Tinubu in a letter last week had accused Oyegun of frustrating his reconciliatory efforts in Kogi, Kaduna and Adamawa States. The governors, however, came together and passed a vote of confidence in the chairman and his team, with Governor Yahaya Bello of Kogi State, who spoke on behalf of his colleagues at the Presidential Villa, maintaining that Oyegun has the wherewithal to reconcile the party’s warring groups.
Bello, who is having a running battle with the Hadi Ametou-led party executives in his state, has an axe to grind with Tinubu over his support for James Faleke. Faleke, was the running mate to the late Abubakar Audu, who died shortly before the Independent National Electoral Commission (INEC) declared him winner of the November 2015 election in the state. The Oyegun-led APC in controversial circumstances had chosen Bello who was runner-up in the governorship primaries as candidate, ahead of Faleke.
Bello, who is among the governors urging Buhari to seek a second term in office, said: “We the governors and the majority of APC members have confidence in our National Chairman, Chief John Odigie-Oyegun. We also believe in the President’s appointment of Bola Tinubu, our leader, to reconcile some aggrieved members. However, one size fits all will not work in all states where some erring members need to be disciplined.”

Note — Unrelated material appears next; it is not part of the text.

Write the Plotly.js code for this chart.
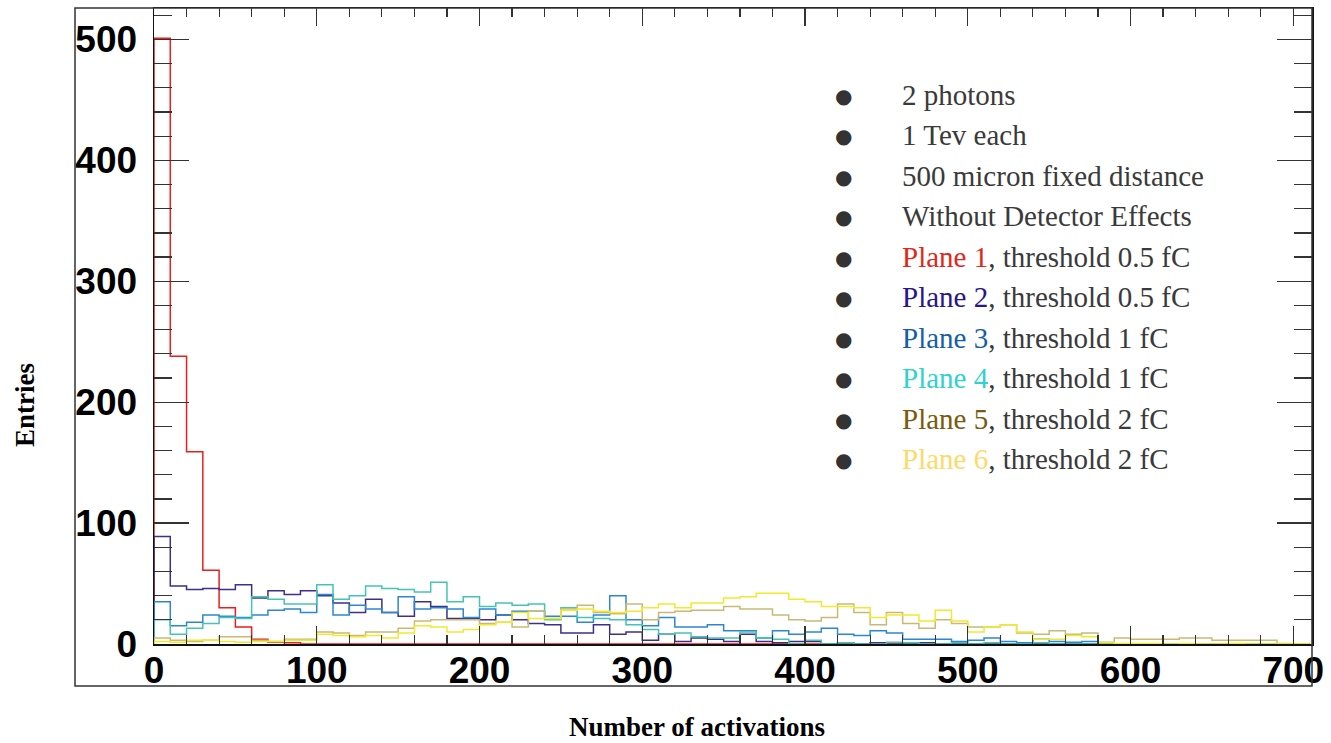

Bello was flanked by Governor Nasir El-Rufai of Kaduna State who is at war with a faction of the Kaduna chapter of the party led by Senator Shehu Sani and Governor Abdullahi Umar Ganduje of Kano State who is equally estranged from his predecessor, Senator Rabiu Musa Kwankwaso and supporters.
Tinubu in the letter dated February 21 which was copied the President, Vice President, Senate President and Speaker of the House of Representatives, had accused Oyegun of taking unilateral decisions at resolving the crises in Kogi, Kaduna and Adamawa States.
Oyegun , who also incurred the wrath of Tinubu over his role in the emergence of Governor Rotimi Akeredolu of Ondo State, had also received an endorsement by the Adamawa State House of Assembly and South South leaders, led by Chief John Harry.
Deputy National Publicity Secretary Timi Frank, however, insists Tinubu remains the man who can solve the party’s troubles and reiterated his call for the sacking of Oyegun. He said: “I know that it is too late. If they had listened to me much earlier when I was the only voice in the wilderness and had appointed someone like Tinubu, a year ago, maybe the likes of former Vice President Atiku Abubakar wouldn’t have left the ruling party.
“There is no doubt that Tinubu is the right person to do this job of reconciliation. But unfortunately, he cannot do magic because it’s already late and nothing will come out of it. Some people might not like this truth, but I will continue to say it.
“It is glaring that all what Tinubu is expected to repair now were caused by Oyegun’s indecision, which I loudly spoke about. When I demanded his resignation, some people felt I was being sponsored. But today, I have been vindicated because all eyes can see clearly what Oyegun’s style of leadership has done to the ruling party. At this level, if care is not taken, APC might soon become history.”
The party’s factional leader in Kaduna, Senator Suleiman Hunkuyi, meanwhile, has warned that a letter by the National Secretary requesting the El-Rufai faction to attend the NEC meeting would worsen the crisis in the state. He raised the alarm when he received some members of the NWC, led by Comrade Segun Oni, who were on a fact-finding mission to his house, which was demolished by the state government last week.
“The fact of the matter remains; where there is an arbiter between two disagreeing parties, it behoves that arbiter to be fair to all concerned,” he said. Oni replied: “We are here to also appeal to both sides or all the sides that you should sheathe your swords, give us time to put together this report. The president has set up a reconciliation committee, headed by Bola Tinubu. He will reconcile all members. When we finish with the report, we will give it to the NWC that sent us and a copy will be sent to Tinubu. That will be his own document, based on which he will do his work.”
Also, the National Vice Chairman, South South, Hilliard Eta, declared as null and void the just-concluded Cross River State congress. National Officers, led by Mohammed Idebawa, on Saturday, had ignored a court process and conducted the election. Eta added that the acting chairman, Sir John Ochala, remains in charge of the state chapter of the party and “since a court order has been served, the parties must resort to the status quo until the exhaustion of the litigation process regarding the issue in contention.”